While the FSTWG is not involved in the compliance monitoring aspects of the Fish Screen Improvement campaign (as this is an Environment Canterbury responsibility), there is an active dialogue between the groups on technical matters. These discussions have not only assisted in the development of Environment Canterbury’s campaign but will assist in improved standards of fish screening in the future.
Council has signed off a fish screen compliance monitoring campaign to be included in the 2018-19 programme of work.
To inform the 2018-19 programme, a four-week pilot (which started in May) will assist Environment Canterbury to structure the programme in the most cost-effective manner and ensure officers are fully trained and prepared for the programme.
The pilot will also indicate the level of fish screen compliance, identify any common issues and assess the effectiveness of the fish screen against current best practice.
Once the pilot is concluded and the results assessed, a wider programme of monitoring fish screens will be rolled out across the region.
The monitoring of fish screen consent conditions is a normal part of compliance monitoring and the standard monitoring charges will be applied.

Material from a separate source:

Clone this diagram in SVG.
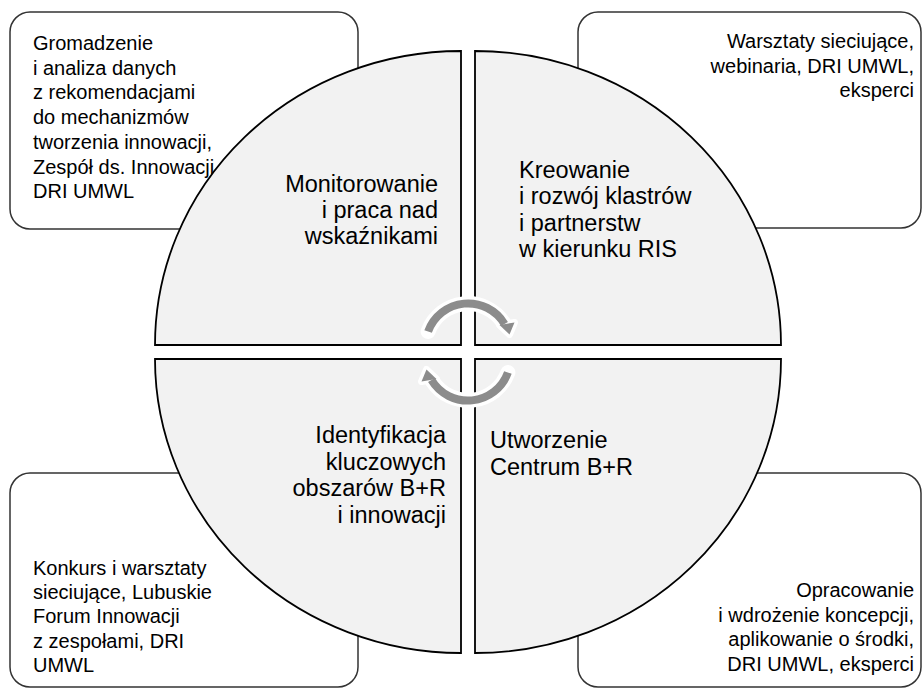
<svg xmlns="http://www.w3.org/2000/svg" width="922" height="688" viewBox="0 0 922 688">
<style>
.box{fill:#ffffff;stroke:#333333;stroke-width:1.5}
.quad{fill:#f2f2f2;stroke:#000000;stroke-width:1.8}
.bt{font-family:"Liberation Sans",Arial,sans-serif;font-size:20px;fill:#000000}
.ct{font-family:"Liberation Sans",Arial,sans-serif;font-size:23.5px;fill:#000000}
.r{text-anchor:end}
.halo{fill:none;stroke:#ffffff;stroke-width:15;stroke-linecap:round}
.haloh{fill:#ffffff;stroke:#ffffff;stroke-width:7;stroke-linejoin:round}
.arc{fill:none;stroke:#8c8c8c;stroke-width:8}
.head{fill:#8c8c8c}
</style>
<defs>
<g id="cyc">
<path class="halo" d="M428.1,331.5 A42.5,42.5 0 0 1 503.6,322.9"/>
<polygon class="haloh" points="499.5,325 514.5,322.5 509.5,334.5"/>
<path class="arc" d="M428.1,331.5 A42.5,42.5 0 0 1 504.5,324"/>
<polygon class="head" points="499.5,325 514.5,322.5 509.5,334.5"/>
</g>
</defs>
<g id="box-tl">
<rect class="box" x="10" y="12" width="348" height="217" rx="20"/>
<text class="bt" x="33" y="50">Gromadzenie<tspan x="33" dy="24.7">i analiza danych</tspan><tspan x="33" dy="24.7">z rekomendacjami</tspan><tspan x="33" dy="24.7">do mechanizmów</tspan><tspan x="33" dy="24.7">tworzenia innowacji,</tspan><tspan x="33" dy="24.7">Zespół ds. Innowacji</tspan><tspan x="33" dy="24.7">DRI UMWL</tspan></text>
</g>
<g id="box-tr">
<rect class="box" x="578" y="12" width="343" height="216" rx="20"/>
<text class="bt r" x="914" y="48">Warsztaty sieciujące,<tspan x="914" dy="24.5">webinaria, DRI UMWL,</tspan><tspan x="914" dy="24.5">eksperci</tspan></text>
</g>
<g id="box-bl">
<rect class="box" x="10" y="473" width="348" height="214" rx="20"/>
<text class="bt" x="33" y="575">Konkurs i warsztaty<tspan x="33" dy="24.2">sieciujące, Lubuskie</tspan><tspan x="33" dy="24.2">Forum Innowacji</tspan><tspan x="33" dy="24.2">z zespołami, DRI</tspan><tspan x="33" dy="24.2">UMWL</tspan></text>
</g>
<g id="box-br">
<rect class="box" x="578" y="473" width="343" height="214" rx="20"/>
<text class="bt r" x="914" y="597">Opracowanie<tspan x="914" dy="24.5">i wdrożenie koncepcji,</tspan><tspan x="914" dy="24.5">aplikowanie o środki,</tspan><tspan x="914" dy="24.5">DRI UMWL, eksperci</tspan></text>
</g>
<g id="q-tl">
<path class="quad" d="M461,345 L155,345 A306,294 0 0 1 461,51 Z"/>
<text class="ct r" x="438" y="192">Monitorowanie<tspan x="438" dy="26">i praca nad</tspan><tspan x="438" dy="26">wskaźnikami</tspan></text>
</g>
<g id="q-tr">
<path class="quad" d="M475,345 L475,51 A306,294 0 0 1 781,345 Z"/>
<text class="ct" x="519" y="178">Kreowanie<tspan x="519" dy="26.3">i rozwój klastrów</tspan><tspan x="519" dy="26.3">i partnerstw</tspan><tspan x="519" dy="26.3">w kierunku RIS</tspan></text>
</g>
<g id="q-br">
<path class="quad" d="M475,359 L781,359 A306,294 0 0 1 475,653 Z"/>
<text class="ct" x="490" y="448">Utworzenie<tspan x="490" dy="26.5">Centrum B+R</tspan></text>
</g>
<g id="q-bl">
<path class="quad" d="M461,359 L461,653 A306,294 0 0 1 155,359 Z"/>
<text class="ct r" x="446" y="443">Identyfikacja<tspan x="446" dy="26.5">kluczowych</tspan><tspan x="446" dy="26.5">obszarów B+R</tspan><tspan x="446" dy="26.5">i innowacji</tspan></text>
</g>
<g id="connectors">
<use href="#cyc"/>
<use href="#cyc" transform="rotate(180 468 352)"/>
</g>
</svg>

Winter fish screen monitoring programme
Environment Canterbury has developed a fish screen compliance monitoring programme as we head into winter. Our monitoring programme will run from May through winter. We don’t tend to monitor pump fish screens during the summer because they are often in use and, as such, in the water so critical design aspects (overall size, aperture size and condition) can be very difficult to assess.
Preliminary work undertaken between November 2017 and March 2018 to enable this work has included:
- analysis of consents databases to review the number and type of consents with fish screen conditions;
- revised training of Resource Monitoring Officers on fish screen compliance monitoring; and
- the development of the compliance monitoring programme to run for the remainder of the financial year (to 30 June 2018) and into the coming financial year (1 July 2018 to 30 June 2019).
This programme of work is scheduled to commence from late April.
Guidelines for fish screens
In Canterbury there are around 1,400 consents that abstract water from our rivers. These consents must have an effective fish screen, be fit for purpose and not cause detrimental effects on the environment.
The guidelines for fish screens were released in 2007. They were prepared by NIWA in consultation with Irrigation NZ, Environment Canterbury, Fish and Game New Zealand, the Department of Conservation, Fish and Game, the Jet Boat Association and Whitewater NZ.
The guidelines were prepared to provide practical advice on fish exclusion for larger water takes between 500L/s and 10,000L/s. However, they still provide practical advice for smaller and larger takes. We aim to monitor all surface water consents which take greater than 100L/s once per year to ensure their fish screens are working properly.
How do we test the efficiency of the screens?
We expect screens are built to the design criteria in the 2007 guidelines, rather than running an efficiency test after the screen has been built. All fish screens are expected to meet the following seven criteria:
- Locate to avoid fish exposure
- Sufficiently low water velocity through outlet
- Sufficiently high-water velocity across structure
- Provide a fish bypass (escape route)
- Connect the bypass to a safe exit
- Any screening material openings small enough to exclude fish
- Needs to be capable to operate as designed.
Most large consents (>10,000L/s) require the consent holder to develop an efficiency test to demonstrate they are working after construction. This test needs to be developed in consultation with the Department of Conservation and Fish and Game, before being approved by Environment Canterbury.